On June 28, RWS and Managing IP presented a webinar entitled China IP trends: the shift in patent filing. Guest speaker and presenter Justin Simpson of RWS (founder of inovia) reviewed filing data and trends from WIPO, comparing Chinese filing data to statistics from Japan and the US and predicted how filing statistics may look over the next five to 10 years. Mr Simpson also introduced fellow guest speaker Xia Zheng, founder and president of AFD China Intellectual Property, and conducted a Q&A on what the observed trends mean for IP owners outside of China. Zheng discussed important strategies for filing in China including types of protection. Below is a transcript of the webinar, edited for clarity.
You can view a replay of the webinar here http://bit.ly/ChinaIPTrends or at the end of this article.
Question 1 – What’s driving the fast increase in filing volume coming out of China? Is it pure innovation from large companies like ZTE and Huawei? Is it a push from the CN government?
It is a result of years of implementation of the National Intellectual Property Strategy with the vision to build China into a nation with a fairly high level of IP creation, utilisation, protection and administration. Chinese governments of different levels encourage innovation and set up policy to support it. For example, governments provide subsidies/reimbursements for overseas filing.
In parallel, it is a fact that large companies became more aware of the importance of seeking IP protection abroad, especially when they have launched products and used technologies out of China. Companies like ZTE and Huawei have done it for years and started to take IP not just as a demonstration of their capability, but as a powerful tool to create barriers for competitors.
We also noted that medium and small-sized companies have started to grow IP portfolios outside of China.
Question 2 – With such large numbers of filings, it’s easy to assume they are incremental/low-quality inventions. What’s your view?
Yes, some companies may want to have a large number of filings to show, but they are a minority. Companies are running a business; they will pursue cost-effectiveness in each and every aspect. So why pay big money for low quality [patents]? The filing fees are not cheap, especially in the developed countries. I don’t think any business will purposefully waste efforts and come away with nothing.
Yet another angle – going through the rules of some of the government policies concerning patent subsidies and financial incentives, you will find clauses asking the candidate companies to prove that their patent applications have novelty and inventiveness, to prove that their patents have commercial value, for example, that companies have been using them, have licensed them to others or are making profits from exploring them.
Question 3 – Large Japanese companies often file multiple applications for a single innovation to bump up their stats. Is that a practice you’ve seen with Chinese applicants?
It is not a valid strategy in the long term. Again, a business stands on cost-effectiveness. Unless the number will help it get something, I don’t think it is common conduct among the top filers. Quota is usually only a temporary or short-term solution.
Big companies, as you mentioned, ZTE and Huawei, are familiar with IP practice.
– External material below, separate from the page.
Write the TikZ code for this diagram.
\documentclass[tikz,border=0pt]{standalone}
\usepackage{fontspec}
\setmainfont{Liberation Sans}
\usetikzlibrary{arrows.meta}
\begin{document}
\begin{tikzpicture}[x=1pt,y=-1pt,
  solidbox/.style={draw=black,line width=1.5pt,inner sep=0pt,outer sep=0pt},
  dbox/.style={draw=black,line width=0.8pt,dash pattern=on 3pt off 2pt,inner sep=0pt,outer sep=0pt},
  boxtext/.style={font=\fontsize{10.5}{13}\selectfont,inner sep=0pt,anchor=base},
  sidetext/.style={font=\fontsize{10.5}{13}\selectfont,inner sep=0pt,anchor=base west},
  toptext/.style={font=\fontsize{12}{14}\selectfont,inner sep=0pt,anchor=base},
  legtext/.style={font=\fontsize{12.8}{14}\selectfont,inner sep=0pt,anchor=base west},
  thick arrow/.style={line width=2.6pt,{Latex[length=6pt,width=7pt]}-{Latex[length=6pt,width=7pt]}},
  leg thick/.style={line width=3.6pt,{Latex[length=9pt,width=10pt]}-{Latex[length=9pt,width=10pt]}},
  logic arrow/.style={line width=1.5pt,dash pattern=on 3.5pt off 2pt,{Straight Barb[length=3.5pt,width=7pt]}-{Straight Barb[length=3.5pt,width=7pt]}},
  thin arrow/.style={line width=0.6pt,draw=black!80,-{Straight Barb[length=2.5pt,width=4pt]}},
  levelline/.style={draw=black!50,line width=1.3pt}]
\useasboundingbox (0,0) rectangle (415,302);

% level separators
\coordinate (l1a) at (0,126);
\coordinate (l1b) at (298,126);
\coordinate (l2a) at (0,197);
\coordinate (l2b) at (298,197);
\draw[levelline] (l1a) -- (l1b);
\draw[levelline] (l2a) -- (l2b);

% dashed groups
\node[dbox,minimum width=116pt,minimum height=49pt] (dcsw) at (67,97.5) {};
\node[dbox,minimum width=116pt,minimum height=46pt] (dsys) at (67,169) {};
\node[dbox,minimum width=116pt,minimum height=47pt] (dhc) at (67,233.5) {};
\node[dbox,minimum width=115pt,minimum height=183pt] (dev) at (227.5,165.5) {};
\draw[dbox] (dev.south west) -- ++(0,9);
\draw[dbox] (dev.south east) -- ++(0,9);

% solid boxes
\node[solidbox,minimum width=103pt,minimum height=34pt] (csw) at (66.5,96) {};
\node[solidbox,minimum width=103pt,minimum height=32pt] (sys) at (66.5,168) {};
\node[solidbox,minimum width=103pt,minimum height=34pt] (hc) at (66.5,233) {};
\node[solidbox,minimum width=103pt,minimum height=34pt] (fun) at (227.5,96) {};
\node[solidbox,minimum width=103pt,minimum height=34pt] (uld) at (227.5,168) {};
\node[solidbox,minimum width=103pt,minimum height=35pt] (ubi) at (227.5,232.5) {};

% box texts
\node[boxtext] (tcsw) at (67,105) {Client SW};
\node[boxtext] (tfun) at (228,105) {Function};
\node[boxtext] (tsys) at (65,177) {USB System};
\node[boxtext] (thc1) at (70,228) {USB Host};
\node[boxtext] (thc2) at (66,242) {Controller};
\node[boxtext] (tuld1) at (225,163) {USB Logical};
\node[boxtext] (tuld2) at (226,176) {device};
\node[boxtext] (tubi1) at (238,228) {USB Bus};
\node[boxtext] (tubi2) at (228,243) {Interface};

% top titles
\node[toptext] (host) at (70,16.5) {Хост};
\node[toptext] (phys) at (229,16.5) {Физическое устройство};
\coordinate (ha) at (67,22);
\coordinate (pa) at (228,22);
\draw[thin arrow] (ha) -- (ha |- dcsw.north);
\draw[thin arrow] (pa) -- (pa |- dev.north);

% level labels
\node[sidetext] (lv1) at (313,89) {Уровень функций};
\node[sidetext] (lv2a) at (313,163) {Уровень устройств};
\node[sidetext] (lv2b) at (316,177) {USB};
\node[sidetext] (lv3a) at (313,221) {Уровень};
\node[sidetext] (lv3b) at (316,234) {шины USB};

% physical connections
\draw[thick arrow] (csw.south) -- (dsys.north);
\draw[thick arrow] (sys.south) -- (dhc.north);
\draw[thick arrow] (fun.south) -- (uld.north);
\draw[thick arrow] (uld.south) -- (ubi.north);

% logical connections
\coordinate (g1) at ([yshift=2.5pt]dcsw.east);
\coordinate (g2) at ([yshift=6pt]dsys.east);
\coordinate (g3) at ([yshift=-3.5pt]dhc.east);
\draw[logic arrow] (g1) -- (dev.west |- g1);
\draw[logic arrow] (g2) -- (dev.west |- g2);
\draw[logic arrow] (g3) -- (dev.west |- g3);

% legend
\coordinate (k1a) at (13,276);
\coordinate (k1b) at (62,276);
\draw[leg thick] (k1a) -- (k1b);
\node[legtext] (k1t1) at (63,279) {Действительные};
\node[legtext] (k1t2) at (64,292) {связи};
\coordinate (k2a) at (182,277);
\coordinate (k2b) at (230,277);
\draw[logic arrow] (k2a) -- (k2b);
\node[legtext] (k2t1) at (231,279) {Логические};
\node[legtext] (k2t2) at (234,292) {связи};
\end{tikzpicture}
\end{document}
They have professional IP teams. They have long-term IP strategies and they set a clear direction and aims. They monitor and evaluate their technology from the date it was created and prioritise the technologies when considering seeking filings and protections.
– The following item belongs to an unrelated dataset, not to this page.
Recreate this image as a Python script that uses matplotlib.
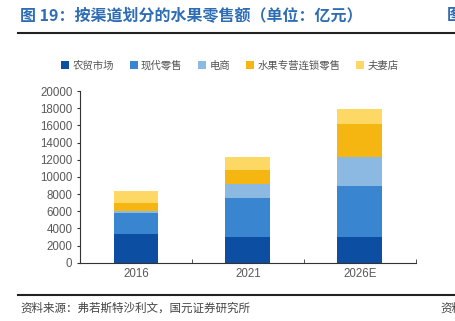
import matplotlib.pyplot as plt
import numpy as np

plt.rcParams['font.family'] = ['Noto Sans CJK SC', 'DejaVu Sans']

years = ['2016', '2021', '2026E']
channels = ['农贸市场', '现代零售', '电商', '水果专营连锁零售', '夫妻店']
farmers_market = [3380, 3030, 2960]
modern_retail = [2440, 4540, 5940]
ecommerce = [200, 1560, 3450]
fruit_chain = [930, 1670, 3770]
mom_pop = [1400, 1550, 1750]
colors = ['#0c4ea1', '#3985cf', '#8bb9e1', '#f6b612', '#fdd865']

series = [farmers_market, modern_retail, ecommerce, fruit_chain, mom_pop]

fig = plt.figure(figsize=(4.55, 3.21), dpi=100)
ax = fig.add_axes([0.1758, 0.1816, 0.7379, 0.5349])

x = np.arange(len(years))
bottom = np.zeros(len(years))
for name, vals, c in zip(channels, series, colors):
    ax.bar(x, vals, 0.4, bottom=bottom, color=c, label=name, edgecolor='none')
    bottom += np.array(vals)

ax.set_xlim(-0.5, 2.5)
ax.set_ylim(0, 20000)
ax.set_yticks(range(0, 20001, 2000))
ax.set_xticks(x)
ax.set_xticklabels(years, family='Liberation Sans')
ax.set_xticks([0.5, 1.5, 2.5], minor=True)
ax.tick_params(axis='x', which='major', length=0, labelsize=8.3, labelcolor='#595959', pad=4)
ax.tick_params(axis='x', which='minor', length=3, direction='in', color='#333333')
ax.tick_params(axis='y', length=2, direction='out', labelsize=8.3, labelcolor='#595959', color='#333333')
for lab in ax.get_yticklabels():
    lab.set_family('Liberation Sans')
for s in ['top', 'right']:
    ax.spines[s].set_visible(False)
ax.spines['left'].set_color('#333333')
ax.spines['bottom'].set_color('#333333')

fig.legend(loc='center', bbox_to_anchor=(0.505, 0.795), ncol=5, frameon=False,
           fontsize=7.5, handlelength=0.8, handleheight=0.8, handletextpad=0.3,
           columnspacing=1.5, labelcolor='#555555')

fig.text(0.044, 0.953, '图 19：按渠道划分的水果零售额（单位：亿元）', fontsize=11.5,
         fontweight='bold', color='#2e6db4', va='center', ha='left')
fig.text(0.983, 0.953, '图', fontsize=11.5, fontweight='bold', color='#2e6db4',
         va='center', ha='left')
fig.add_artist(plt.Line2D([0.04, 1.0], [0.897, 0.897], color='#222222', lw=1.5))
fig.add_artist(plt.Line2D([0.04, 1.0], [0.08, 0.08], color='#222222', lw=1.5))
fig.text(0.044, 0.04, '资料来源：弗若斯特沙利文，国元证券研究所', fontsize=8.3,
         color='#444444', va='center', ha='left')
fig.text(0.968, 0.04, '资料', fontsize=8.3, color='#444444', va='center', ha='left')

fig.savefig('out.png', dpi=100)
Question 4 – What tips do you have for non-Chinese applicants in light of these increasing volumes?
File as early as possible and craft your strategy to be as comprehensive as possible, seeking multi-dimensional protection by making good use of the system. Generate an appropriate, effective and well-covered scope for your technology, brand and business, etc.
Specifically, with respect to patent practice, please keep in mind that every jurisdiction has its own independent requirements for filing and examination. For example, China has different requirements on non-prejudicial disclosure comparing to the US, [so] you need to pay attention if making a disclosure before filing. China does not have continuation/continuation-in-part applications, so comprehensive scope needs to be reflected in the original application documents. [An] invention substantially conceived or created in China must go through secrecy review before filing aboard, etc.
To save time and energy, it is advisable to work with local experts; turn to professionals – like RWS and AFD – for help.
Question 5 - Is it more important than ever to file in China?
The answer is [yes]. Patents [are] an indicator of innovation and innovation requires resources. All [of which] will fundamentally be attributed to finance. China has become one of the biggest markets and is taking actual steps to protect intellectual properties. Filing in China will become as at least as important as filing in the US, Europe, Japan, and Korea. Why not catch up with the trend while taking advantage of China’s improvement on IP practice and protection?
Question 6 - Should non-Chinese firms be doing more patent searching of Chinese databases?
After the restructure earlier this year, the SIPO has become the biggest IP office in the world. No doubt it will have more influence on IP issues. And as Chinese filings grow at a faster speed, documents from China will, and may have already, become an integral part of the patent search. Since most jurisdictions are adopting absolute novelty criteria, searching in Chinese databases would be beneficial.